At the time, Manocha explains, there was a pool where the "pool circle" seats are now, and Garland performed on ramps over the water. Wainwright will walk along ramps placed down the center of the area, although he'll be surrounded by people in seats.

Much is in the pipeline, on record and in concert. After Carla Bozulich, formerly of L.A.'s Geraldine Fibbers, had great success covering Willie Nelson's 1975 Red Headed Stranger, Chuck Prophet (formerly of Green on Red) has just recorded a version of Waylon Jennings's 1975 Dreaming My Dreams. (It doesn't yet have a release date.)
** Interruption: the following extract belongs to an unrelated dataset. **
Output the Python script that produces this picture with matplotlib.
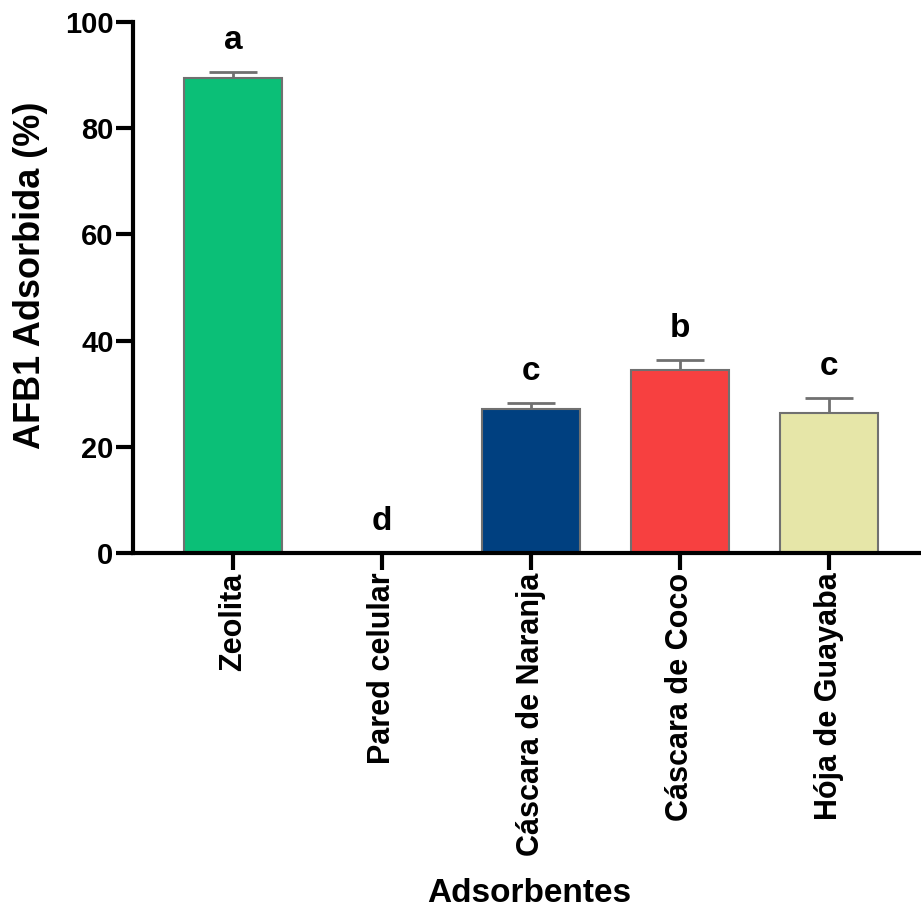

"My first solo record, Into the Dark, I made after listening to Dreaming My Dreams for months on end," Prophet says. "I just thought it was the perfect country record. And last year, when I needed to do demos, I got into a studio and started showing off by saying I could do that album from memory. I couldn't, so I got the music and lyrics and, as a dare, recorded it in all of two to three days. After we were done, I thought at first, 'We're in an era of remakes, and maybe it's a sickness.' But for stories to survive, we have to revive them." And songs are stories, he adds.

Lou Reed is touring Europe behind an elaborate production of 1973's Berlin, having already tested it in New York and Australia. The Human League, celebrating its 30th anniversary as a band, has announced European dates for a Dare! tour, playing its 1982 synth-pop breakthrough in entirety.

And everyone who likes music has an idea of what they'd like to see re-created on stage by the original artists. "I'd personally like to see the Stones do Exile on Main Street from start to finish," says Manocha. "That'd be a great show."